[Source code of charts]
----------

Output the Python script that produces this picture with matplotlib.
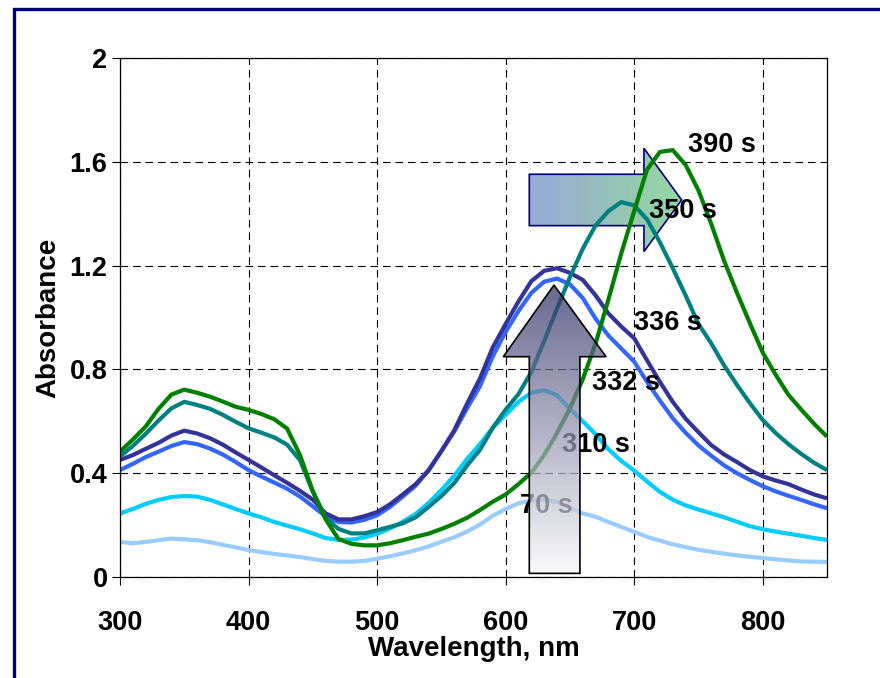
import numpy as np
import matplotlib
matplotlib.use("Agg")
import matplotlib.pyplot as plt
from matplotlib.patches import Polygon, Rectangle

plt.rcParams['font.family'] = ['Liberation Sans', 'DejaVu Sans']
plt.rcParams['font.weight'] = 'bold'
plt.rcParams['lines.scale_dashes'] = False

# Wavelength grid (nm)
wavelength = list(range(300, 860, 10))

# Absorbance spectra recorded at successive reaction times
abs_70s = [0.135, 0.130, 0.135, 0.142, 0.148, 0.145, 0.142, 0.134, 0.124, 0.114,
           0.104, 0.096, 0.089, 0.083, 0.077, 0.069, 0.062, 0.059, 0.059, 0.062,
           0.070, 0.080, 0.091, 0.103, 0.118, 0.136, 0.153, 0.175, 0.202, 0.236,
           0.262, 0.284, 0.295, 0.298, 0.290, 0.266, 0.245, 0.232, 0.212, 0.193,
           0.174, 0.155, 0.140, 0.126, 0.115, 0.105, 0.097, 0.090, 0.083, 0.078,
           0.073, 0.068, 0.064, 0.060, 0.059, 0.058]
abs_310s = [0.245, 0.262, 0.282, 0.297, 0.308, 0.312, 0.310, 0.297, 0.280, 0.262,
            0.245, 0.230, 0.212, 0.198, 0.184, 0.168, 0.150, 0.143, 0.144, 0.152,
            0.166, 0.187, 0.213, 0.243, 0.285, 0.335, 0.390, 0.455, 0.512, 0.575,
            0.625, 0.675, 0.710, 0.720, 0.700, 0.648, 0.600, 0.550, 0.492, 0.447,
            0.410, 0.368, 0.328, 0.298, 0.276, 0.260, 0.245, 0.230, 0.213, 0.196,
            0.184, 0.175, 0.167, 0.159, 0.150, 0.143]
abs_332s = [0.412, 0.436, 0.462, 0.483, 0.505, 0.520, 0.512, 0.495, 0.472, 0.443,
            0.412, 0.387, 0.364, 0.340, 0.310, 0.272, 0.234, 0.212, 0.210, 0.220,
            0.238, 0.270, 0.310, 0.352, 0.412, 0.485, 0.560, 0.650, 0.735, 0.850,
            0.945, 1.025, 1.095, 1.138, 1.150, 1.128, 1.075, 0.995, 0.930, 0.880,
            0.830, 0.752, 0.680, 0.612, 0.556, 0.507, 0.467, 0.430, 0.400, 0.374,
            0.350, 0.330, 0.313, 0.297, 0.280, 0.265]
abs_336s = [0.451, 0.470, 0.494, 0.517, 0.545, 0.564, 0.553, 0.535, 0.510, 0.480,
            0.451, 0.422, 0.392, 0.363, 0.332, 0.298, 0.245, 0.222, 0.222, 0.234,
            0.250, 0.280, 0.318, 0.358, 0.410, 0.485, 0.565, 0.668, 0.765, 0.885,
            0.975, 1.062, 1.140, 1.180, 1.190, 1.172, 1.145, 1.085, 1.015, 0.965,
            0.920, 0.835, 0.752, 0.675, 0.610, 0.558, 0.508, 0.472, 0.443, 0.412,
            0.388, 0.372, 0.358, 0.337, 0.318, 0.303]
abs_350s = [0.464, 0.505, 0.552, 0.603, 0.650, 0.675, 0.663, 0.648, 0.625, 0.598,
            0.573, 0.556, 0.538, 0.510, 0.450, 0.330, 0.228, 0.185, 0.168, 0.168,
            0.180, 0.193, 0.207, 0.230, 0.270, 0.312, 0.362, 0.430, 0.490, 0.575,
            0.645, 0.705, 0.790, 0.910, 1.035, 1.155, 1.265, 1.355, 1.410, 1.445,
            1.432, 1.378, 1.290, 1.190, 1.085, 0.975, 0.900, 0.815, 0.740, 0.670,
            0.605, 0.555, 0.512, 0.474, 0.440, 0.412]
abs_390s = [0.483, 0.530, 0.580, 0.648, 0.703, 0.722, 0.710, 0.695, 0.676, 0.656,
            0.644, 0.628, 0.608, 0.572, 0.470, 0.330, 0.222, 0.146, 0.128, 0.122,
            0.122, 0.130, 0.142, 0.155, 0.167, 0.185, 0.205, 0.228, 0.258, 0.290,
            0.318, 0.358, 0.402, 0.470, 0.555, 0.650, 0.762, 0.900, 1.070, 1.248,
            1.410, 1.570, 1.638, 1.645, 1.588, 1.490, 1.360, 1.218, 1.095, 0.978,
            0.865, 0.780, 0.702, 0.645, 0.590, 0.541]

series = [abs_70s, abs_310s, abs_332s, abs_336s, abs_350s, abs_390s]
colors = ['#99CCFF', '#00CCFF', '#3366FF', '#333399', '#008080', '#008000']

time_labels = ['70 s', '310 s', '332 s', '336 s', '350 s', '390 s']
label_pos = [(631.4, 0.247), (670.3, 0.482), (693.6, 0.720),
             (725.9, 0.952), (737.6, 1.385), (767.9, 1.638)]

x_ticks = [300, 400, 500, 600, 700, 800]
y_ticks = [0, 0.4, 0.8, 1.2, 1.6, 2]
y_ticklabels = ['0', '0.4', '0.8', '1.2', '1.6', '2']

W, H = 880, 678
fig = plt.figure(figsize=(W / 100, H / 100), dpi=100)
ax = fig.add_axes([120 / W, 1 - 577 / H, (827 - 120) / W, (577 - 58) / H])

for vals, c in zip(series, colors):
    ax.plot(wavelength, vals, color=c, lw=3.0, zorder=2,
            solid_joinstyle='round', solid_capstyle='butt')

ax.set_xlim(300, 850)
ax.set_ylim(0, 2)
ax.set_xticks(x_ticks)
ax.set_yticks(y_ticks)
ax.set_yticklabels(y_ticklabels)
ax.tick_params(axis='both', direction='out', length=6, width=0.8,
               labelsize=19.5, colors='black')
ax.tick_params(axis='x', pad=18)
ax.tick_params(axis='y', pad=3)
for s in ax.spines.values():
    s.set_linewidth(0.9)
    s.set_color('black')

ax.set_axisbelow(True)
ax.grid(True, color='black', lw=0.8, linestyle=(0, (5.5, 3.5)))

ax.set_xlabel('Wavelength, nm', fontsize=20, fontweight='bold', labelpad=0)
ax.set_ylabel('Absorbance', fontsize=20, fontweight='bold', labelpad=6)

for txt, (x, y) in zip(time_labels, label_pos):
    ax.text(x, y, txt, fontsize=19.5, fontweight='bold', ha='center',
            va='baseline', color='black', zorder=3)


def gradient_arrow(verts, c_start, c_end, horizontal, edgecolor, zorder, alpha):
    outline = Polygon(verts, closed=True, facecolor='none', edgecolor=edgecolor,
                      lw=1.2, zorder=zorder + 0.01, joinstyle='miter')
    ax.add_patch(outline)
    xs = [v[0] for v in verts]
    ys = [v[1] for v in verts]
    n = 256
    t = np.linspace(0, 1, n)[:, None]
    c0 = np.array(c_start) / 255.0
    c1 = np.array(c_end) / 255.0
    rgb = c0 + (c1 - c0) * t
    rgba = np.concatenate([rgb, np.ones((n, 1))], axis=1)
    img = rgba[None, :, :] if horizontal else rgba[:, None, :]
    im = ax.imshow(img, extent=[min(xs), max(xs), min(ys), max(ys)],
                   origin='lower', aspect='auto', zorder=zorder,
                   interpolation='bilinear', alpha=alpha)
    im.set_clip_path(outline)


# Red-shift arrow (horizontal), behind the spectra
right_arrow = [(618.4, 1.354), (707.6, 1.354), (707.6, 1.254), (736.9, 1.453),
               (707.6, 1.652), (707.6, 1.552), (618.4, 1.552)]
gradient_arrow(right_arrow, (150, 170, 215), (150, 215, 160), True,
               '#000080', 1.5, 1.0)

# Growth arrow (vertical), semi-transparent over the spectra
up_arrow = [(618.4, 0.014), (657.8, 0.014), (657.8, 0.849), (678.1, 0.849),
            (637.6, 1.125), (598.2, 0.849), (618.4, 0.849)]
gradient_arrow(up_arrow, (248, 248, 250), (45, 45, 100), False,
               'black', 4, 0.72)

ax.set_xlim(300, 850)
ax.set_ylim(0, 2)

# Navy frame around the figure
fig.patches.append(Rectangle((13.7 / W, -0.5), 2.0, 1.5 - 8.5 / H,
                             transform=fig.transFigure, fill=False,
                             edgecolor='#000080', lw=2.4, clip_on=False))

fig.savefig('out.png', dpi=100)
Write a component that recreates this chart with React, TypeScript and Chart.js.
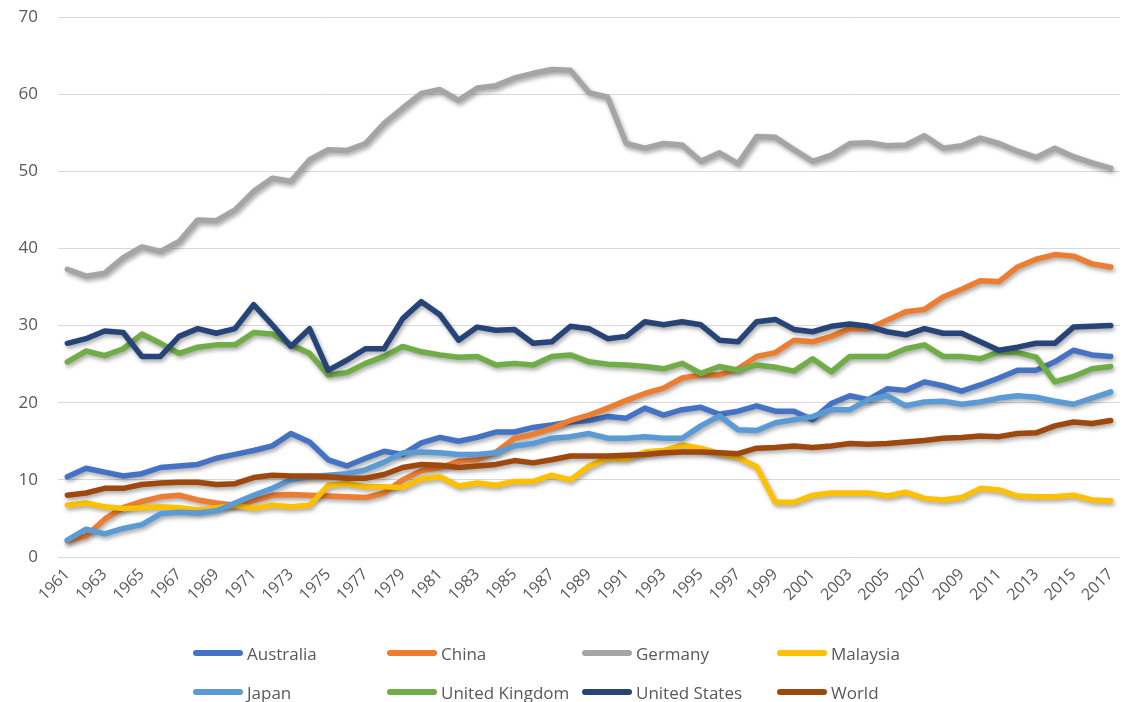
import React, { useEffect, useRef } from "react";
import { Chart, registerables } from "chart.js";

Chart.register(...registerables);

const years: string[] = [];
for (let y = 1961; y <= 2017; y++) years.push(String(y));

const australia = [10.4, 11.5, 11.0, 10.5, 10.8, 11.6, 11.8, 12.0, 12.8, 13.3, 13.8, 14.4, 16.0, 14.9, 12.6, 11.8, 12.8, 13.7, 13.3, 14.8, 15.5, 15.0, 15.5, 16.2, 16.2, 16.8, 17.1, 17.5, 17.7, 18.2, 18.0, 19.3, 18.4, 19.1, 19.4, 18.5, 18.9, 19.6, 18.9, 18.9, 17.8, 19.9, 20.9, 20.4, 21.8, 21.6, 22.7, 22.2, 21.5, 22.3, 23.2, 24.2, 24.2, 25.3, 26.8, 26.2, 26.0];
const china = [2.1, 2.7, 4.9, 6.4, 7.2, 7.8, 8.0, 7.4, 7.0, 6.7, 7.3, 8.0, 8.1, 8.0, 7.9, 7.8, 7.7, 8.3, 10.0, 11.2, 11.6, 12.4, 12.6, 13.6, 15.4, 15.9, 16.7, 17.7, 18.4, 19.3, 20.3, 21.2, 21.9, 23.2, 23.6, 23.6, 24.4, 26.0, 26.5, 28.1, 27.9, 28.6, 29.6, 29.6, 30.7, 31.8, 32.1, 33.7, 34.7, 35.8, 35.7, 37.6, 38.6, 39.2, 39.0, 38.0, 37.6];
const germany = [37.3, 36.4, 36.8, 38.8, 40.2, 39.6, 40.9, 43.7, 43.6, 45.0, 47.4, 49.1, 48.7, 51.5, 52.8, 52.7, 53.6, 56.2, 58.2, 60.1, 60.6, 59.2, 60.8, 61.1, 62.1, 62.7, 63.2, 63.1, 60.2, 59.6, 53.6, 53.0, 53.6, 53.4, 51.3, 52.4, 51.0, 54.5, 54.4, 52.8, 51.3, 52.1, 53.6, 53.7, 53.3, 53.4, 54.6, 53.0, 53.3, 54.3, 53.6, 52.6, 51.8, 53.0, 51.9, 51.1, 50.4];
const malaysia = [6.7, 7.0, 6.5, 6.3, 6.4, 6.5, 6.4, 6.1, 6.4, 6.7, 6.3, 6.7, 6.5, 6.7, 9.3, 9.5, 9.1, 9.1, 9.0, 10.1, 10.4, 9.2, 9.6, 9.3, 9.8, 9.8, 10.6, 10.0, 11.8, 12.8, 12.7, 13.6, 13.8, 14.5, 14.1, 13.4, 12.9, 11.7, 7.1, 7.1, 8.0, 8.3, 8.3, 8.3, 7.9, 8.4, 7.6, 7.4, 7.7, 8.9, 8.7, 7.9, 7.8, 7.8, 8.0, 7.4, 7.3];
const japan = [2.2, 3.6, 3.0, 3.7, 4.2, 5.6, 5.8, 5.7, 6.0, 7.0, 8.0, 8.9, 10.0, 10.4, 10.6, 10.8, 11.3, 12.3, 13.5, 13.6, 13.5, 13.3, 13.3, 13.5, 14.4, 14.7, 15.4, 15.6, 16.0, 15.4, 15.4, 15.6, 15.4, 15.4, 17.0, 18.3, 16.5, 16.4, 17.4, 17.8, 18.2, 19.1, 19.1, 20.4, 20.9, 19.6, 20.1, 20.2, 19.8, 20.1, 20.6, 20.9, 20.7, 20.2, 19.8, 20.6, 21.4];
const unitedKingdom = [25.3, 26.7, 26.1, 27.0, 28.9, 27.7, 26.4, 27.2, 27.5, 27.5, 29.1, 28.9, 27.5, 26.4, 23.6, 23.9, 25.1, 26.0, 27.3, 26.6, 26.2, 25.9, 26.0, 24.9, 25.1, 24.9, 26.0, 26.2, 25.3, 25.0, 24.9, 24.7, 24.4, 25.1, 23.8, 24.7, 24.2, 24.9, 24.6, 24.1, 25.7, 24.0, 26.0, 26.0, 26.0, 27.0, 27.5, 26.0, 26.0, 25.7, 26.6, 26.5, 25.9, 22.7, 23.4, 24.4, 24.7];
const unitedStates = [27.7, 28.3, 29.3, 29.1, 26.0, 26.0, 28.6, 29.6, 29.0, 29.6, 32.7, 30.1, 27.3, 29.6, 24.2, 25.5, 27.0, 27.0, 30.9, 33.1, 31.4, 28.1, 29.8, 29.4, 29.5, 27.7, 27.9, 29.9, 29.6, 28.3, 28.6, 30.5, 30.1, 30.5, 30.1, 28.1, 27.9, 30.5, 30.8, 29.5, 29.2, 29.9, 30.2, 29.9, 29.2, 28.8, 29.6, 29.0, 29.0, 27.9, 26.8, 27.2, 27.7, 27.7, 29.8, 29.9, 30.0];
const world = [8.0, 8.3, 8.9, 8.9, 9.4, 9.6, 9.7, 9.7, 9.4, 9.5, 10.3, 10.6, 10.5, 10.5, 10.4, 10.2, 10.2, 10.7, 11.6, 12.0, 11.9, 11.6, 11.8, 12.0, 12.5, 12.2, 12.6, 13.1, 13.1, 13.1, 13.2, 13.3, 13.5, 13.6, 13.6, 13.5, 13.4, 14.1, 14.2, 14.4, 14.2, 14.4, 14.7, 14.6, 14.7, 14.9, 15.1, 15.4, 15.5, 15.7, 15.6, 16.0, 16.1, 17.0, 17.5, 17.3, 17.7];

const seriesNames = ["Australia", "China", "Germany", "Malaysia", "Japan", "United Kingdom", "United States", "World"];
const seriesValues = [australia, china, germany, malaysia, japan, unitedKingdom, unitedStates, world];
const seriesColors = ["#4472C4", "#ED7D31", "#A5A5A5", "#FFC000", "#5B9BD5", "#70AD47", "#264478", "#9E480E"];

const yTicks = [0, 10, 20, 30, 40, 50, 60, 70];

const FONT = "'Open Sans', 'Noto Sans', sans-serif";

const shadowPlugin = {
  id: "lineShadow",
  beforeDatasetsDraw(chart: any) {
    const c = chart.ctx;
    c.save();
    c.shadowColor = "rgba(0,0,0,0.35)";
    c.shadowBlur = 4;
    c.shadowOffsetX = 1.5;
    c.shadowOffsetY = 2.5;
  },
  afterDatasetsDraw(chart: any) {
    chart.ctx.restore();
  },
};

export default function App() {
  const ref = useRef<HTMLCanvasElement | null>(null);

  useEffect(() => {
    if (!ref.current) return;
    const chart = new Chart(ref.current, {
      type: "line",
      data: {
        labels: years,
        datasets: seriesNames.map((name, i) => ({
          label: name,
          data: seriesValues[i],
          borderColor: seriesColors[i],
          backgroundColor: seriesColors[i],
          borderWidth: 5.5,
          pointRadius: 0,
          pointHoverRadius: 0,
          tension: 0,
          fill: false,
          borderJoinStyle: "round" as const,
          borderCapStyle: "round" as const,
          order: seriesNames.length - i,
        })),
      },
      options: {
        responsive: false,
        animation: false,
        events: [],
        layout: { padding: { top: 17, right: 8, left: 0, bottom: 0 } },
        plugins: {
          legend: { display: false },
          tooltip: { enabled: false },
          title: { display: false },
        },
        scales: {
          x: {
            type: "category",
            offset: true,
            grid: { display: false },
            border: { display: false },
            afterFit: (s: any) => {
              s.height = 145;
              s.paddingTop = 0;
              s.paddingBottom = 0;
            },
            ticks: {
              autoSkip: false,
              minRotation: 45,
              maxRotation: 45,
              padding: 0,
              color: "#595959",
              font: { family: FONT, size: 16 },
              callback: (_v: any, idx: number) => (idx % 2 === 0 ? years[idx] : ""),
            },
          },
          y: {
            min: yTicks[0],
            max: yTicks[yTicks.length - 1],
            afterFit: (s: any) => {
              s.width = 58;
              s.paddingTop = 0;
              s.paddingBottom = 0;
            },
            afterBuildTicks: (s: any) => {
              s.ticks = yTicks.map((v) => ({ value: v }));
            },
            grid: { color: "#D9D9D9", lineWidth: 1, drawTicks: false },
            border: { display: false },
            ticks: {
              padding: 20,
              color: "#595959",
              font: { family: FONT, size: 17 },
            },
          },
        },
      },
      plugins: [shadowPlugin],
    });
    return () => chart.destroy();
  }, []);

  const colX = [193, 387, 582, 777];
  const rowY = [653, 692];

  return (
    <div style={{ position: "absolute", left: 0, top: 0, width: 1128, height: 702, background: "#fff", overflow: "hidden" }}>
      <canvas ref={ref} width={1128} height={702} style={{ display: "block" }} />
      {seriesNames.map((name, i) => {
        const col = i % 4;
        const row = Math.floor(i / 4);
        return (
          <div
            key={name}
            style={{
              position: "absolute",
              left: colX[col],
              top: rowY[row] - 12,
              height: 24,
              display: "flex",
              alignItems: "center",
              fontFamily: FONT,
              fontSize: 17,
              color: "#595959",
              whiteSpace: "nowrap",
            }}
          >
            <span
              style={{
                display: "inline-block",
                width: 50,
                height: 6,
                borderRadius: 3,
                background: seriesColors[i],
                marginRight: 4,
              }}
            />
            <span>{name}</span>
          </div>
        );
      })}
    </div>
  );
}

----------

The lines you need run from the one containing "Write a component" down to the one containing "for (let y = 1961;"; print them exactly, both ends included, and leave out pictures.

* RESULT:
Write a component that recreates this chart with React, TypeScript and Chart.js.
import React, { useEffect, useRef } from "react";
import { Chart, registerables } from "chart.js";

Chart.register(...registerables);

const years: string[] = [];
for (let y = 1961; y <= 2017; y++) years.push(String(y));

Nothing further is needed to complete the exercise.